Write the data out again, character for character, with no images.

■ ■ ■ ■

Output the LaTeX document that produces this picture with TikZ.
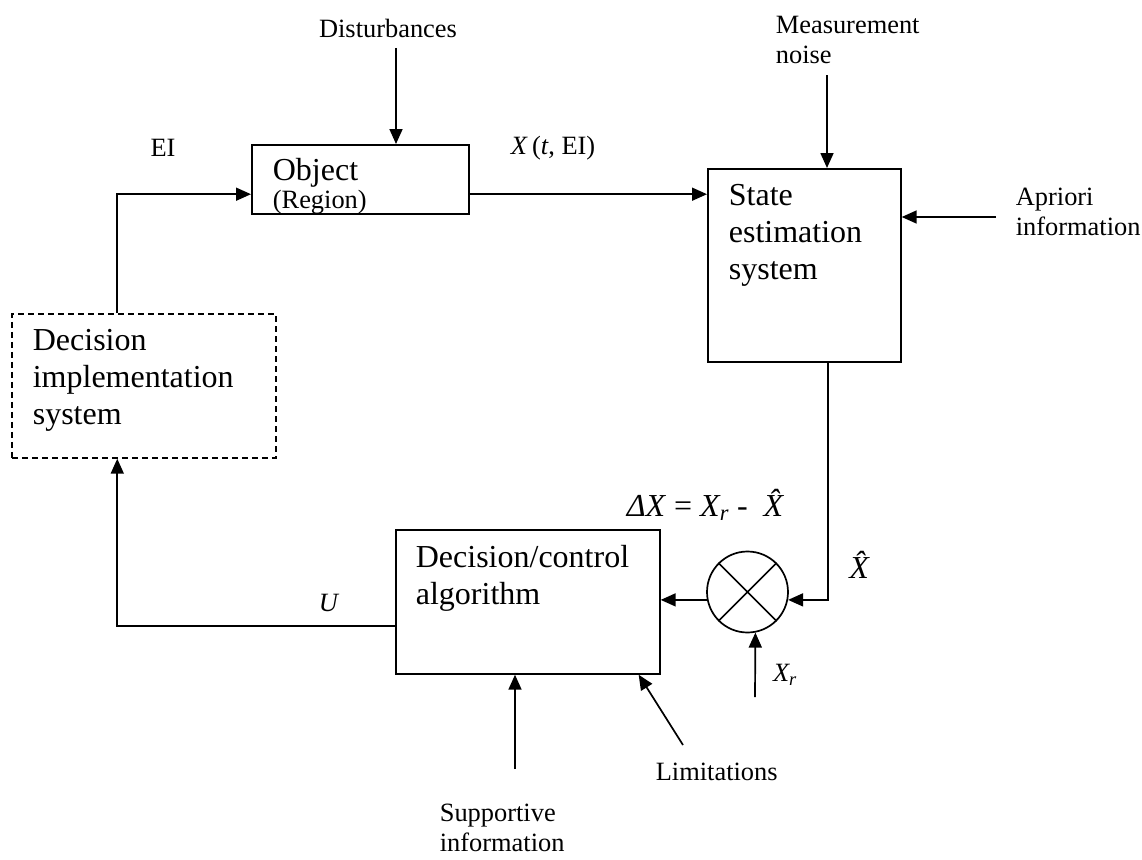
\documentclass[tikz,border=0pt]{standalone}
\usepackage{fontspec}
\setmainfont{Liberation Serif}
\usetikzlibrary{arrows.meta,calc}
\begin{document}
\begin{tikzpicture}[x=1pt,y=-1pt,line width=1.7pt,
  lab/.style={font=\fontsize{26.4}{30}\selectfont,inner sep=0pt},
  big/.style={font=\fontsize{32}{37}\selectfont,inner sep=0pt},
  arr/.style={-{Triangle[length=15pt,width=13pt]}},
  blk/.style={draw,rectangle,inner sep=0pt,anchor=north west}]
\useasboundingbox (0,0) rectangle (1142,859);
% blocks
\node[blk,minimum width=217pt,minimum height=69pt] (obj) at (251,144) {};
\node[blk,minimum width=193pt,minimum height=193pt] (state) at (707,168) {};
\node[blk,minimum width=264pt,minimum height=144pt,dash pattern=on 6pt off 4pt] (dis) at (11,313) {};
\node[blk,minimum width=264pt,minimum height=144pt] (dc) at (395,529) {};
\node[draw,circle,minimum size=81pt,inner sep=0pt] (sum) at (747.5,592) {};
\draw (sum.north west) -- (sum.south east) (sum.north east) -- (sum.south west);
% block texts
\node[big,anchor=west] (objt) at (272,173) {Object};
\node[lab,anchor=west] (regt) at (272,202) {(Region)};
\node[big,anchor=west,align=left] (statet) at (728,235) {State\\estimation\\system};
\node[big,anchor=west,align=left] (dist) at (32,380) {Decision\\implementation\\system};
\node[big,anchor=west,align=left] (dct) at (415,578) {Decision/control\\algorithm};
% labels
\node[lab] (ldist) at (388,28) {Disturbances};
\node[lab] (lei) at (163,148) {EI};
\node[lab] (lx) at (553,148) {\textit{X}\,(\textit{t}, EI)};
\node[lab,anchor=west,align=left] (lmn) at (775,40) {Measurement\\noise};
\node[lab,anchor=west,align=left] (lap) at (1015,212) {Apriori\\information};
\node[lab,anchor=west,align=left] (lsp) at (439,828) {Supportive\\information};
\node[lab,anchor=west] (llim) at (655,772) {Limitations};
\node[lab] (lu) at (329,603) {\textit{U}};
\node[lab] (lxr) at (785,675) {\textit{X\textsubscript{r}}};
\node[big] (lxh) at (865,565) {\textit{\^{X}}};
\node[big] (ldx) at (711,505) {\textit{ΔX} = \textit{X\textsubscript{r}} -\ \ \textit{\^{X}}};
% connectors
\coordinate (distS) at (396,48);
\draw[arr] (distS) -- (distS |- obj.north);
\coordinate (eiS) at ($(dis.north west)!0.4!(dis.north east)$);
\coordinate (objIn) at ($(obj.south west)!0.29!(obj.north west)$);
\draw[arr] (eiS) |- (objIn);
\coordinate (objOut) at ($(obj.south east)!0.29!(obj.north east)$);
\draw[arr] (objOut) -- (objOut -| state.west);
\coordinate (mnS) at (827,75);
\draw[arr] (mnS) -- (mnS |- state.north);
\coordinate (apS) at (996,217);
\draw[arr] (apS) -- (apS -| state.east);
\coordinate (stOut) at ($(state.south west)!0.62!(state.south east)$);
\draw[arr] (stOut) |- (sum.-11);
\draw[arr] (sum.191) -- (sum.191 -| dc.east);
\coordinate (xrS) at (755,697);
\draw[arr] (xrS) -- (sum.-79);
\coordinate (uOut) at ($(dc.north west)!0.667!(dc.south west)$);
\coordinate (disIn) at ($(dis.south west)!0.4!(dis.south east)$);
\draw[arr] (uOut) -| (disIn);
\coordinate (spS) at (515,769);
\draw[arr] (spS) -- (spS |- dc.south);
\coordinate (lmS) at (683,745);
\draw[arr] (lmS) -- ($(dc.south west)!0.917!(dc.south east)$);
\end{tikzpicture}
\end{document}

■ ■ ■ ■

■ **Response to the task**
Output the LaTeX document that produces this picture with TikZ.
\documentclass[tikz,border=0pt]{standalone}
\usepackage{fontspec}
\setmainfont{Liberation Serif}
\usetikzlibrary{arrows.meta,calc}
\begin{document}
\begin{tikzpicture}[x=1pt,y=-1pt,line width=1.7pt,
  lab/.style={font=\fontsize{26.4}{30}\selectfont,inner sep=0pt},
  big/.style={font=\fontsize{32}{37}\selectfont,inner sep=0pt},
  arr/.style={-{Triangle[length=15pt,width=13pt]}},
  blk/.style={draw,rectangle,inner sep=0pt,anchor=north west}]
\useasboundingbox (0,0) rectangle (1142,859);
% blocks
\node[blk,minimum width=217pt,minimum height=69pt] (obj) at (251,144) {};
\node[blk,minimum width=193pt,minimum height=193pt] (state) at (707,168) {};
\node[blk,minimum width=264pt,minimum height=144pt,dash pattern=on 6pt off 4pt] (dis) at (11,313) {};
\node[blk,minimum width=264pt,minimum height=144pt] (dc) at (395,529) {};
\node[draw,circle,minimum size=81pt,inner sep=0pt] (sum) at (747.5,592) {};
\draw (sum.north west) -- (sum.south east) (sum.north east) -- (sum.south west);
% block texts
\node[big,anchor=west] (objt) at (272,173) {Object};
\node[lab,anchor=west] (regt) at (272,202) {(Region)};
\node[big,anchor=west,align=left] (statet) at (728,235) {State\\estimation\\system};
\node[big,anchor=west,align=left] (dist) at (32,380) {Decision\\implementation\\system};
\node[big,anchor=west,align=left] (dct) at (415,578) {Decision/control\\algorithm};
% labels
\node[lab] (ldist) at (388,28) {Disturbances};
\node[lab] (lei) at (163,148) {EI};
\node[lab] (lx) at (553,148) {\textit{X}\,(\textit{t}, EI)};
\node[lab,anchor=west,align=left] (lmn) at (775,40) {Measurement\\noise};
\node[lab,anchor=west,align=left] (lap) at (1015,212) {Apriori\\information};
\node[lab,anchor=west,align=left] (lsp) at (439,828) {Supportive\\information};
\node[lab,anchor=west] (llim) at (655,772) {Limitations};
\node[lab] (lu) at (329,603) {\textit{U}};
\node[lab] (lxr) at (785,675) {\textit{X\textsubscript{r}}};
\node[big] (lxh) at (865,565) {\textit{\^{X}}};
\node[big] (ldx) at (711,505) {\textit{ΔX} = \textit{X\textsubscript{r}} -\ \ \textit{\^{X}}};
% connectors
\coordinate (distS) at (396,48);
\draw[arr] (distS) -- (distS |- obj.north);
\coordinate (eiS) at ($(dis.north west)!0.4!(dis.north east)$);
\coordinate (objIn) at ($(obj.south west)!0.29!(obj.north west)$);
\draw[arr] (eiS) |- (objIn);
\coordinate (objOut) at ($(obj.south east)!0.29!(obj.north east)$);
\draw[arr] (objOut) -- (objOut -| state.west);
\coordinate (mnS) at (827,75);
\draw[arr] (mnS) -- (mnS |- state.north);
\coordinate (apS) at (996,217);
\draw[arr] (apS) -- (apS -| state.east);
\coordinate (stOut) at ($(state.south west)!0.62!(state.south east)$);
\draw[arr] (stOut) |- (sum.-11);
\draw[arr] (sum.191) -- (sum.191 -| dc.east);
\coordinate (xrS) at (755,697);
\draw[arr] (xrS) -- (sum.-79);
\coordinate (uOut) at ($(dc.north west)!0.667!(dc.south west)$);
\coordinate (disIn) at ($(dis.south west)!0.4!(dis.south east)$);
\draw[arr] (uOut) -| (disIn);
\coordinate (spS) at (515,769);
\draw[arr] (spS) -- (spS |- dc.south);
\coordinate (lmS) at (683,745);
\draw[arr] (lmS) -- ($(dc.south west)!0.917!(dc.south east)$);
\end{tikzpicture}
\end{document}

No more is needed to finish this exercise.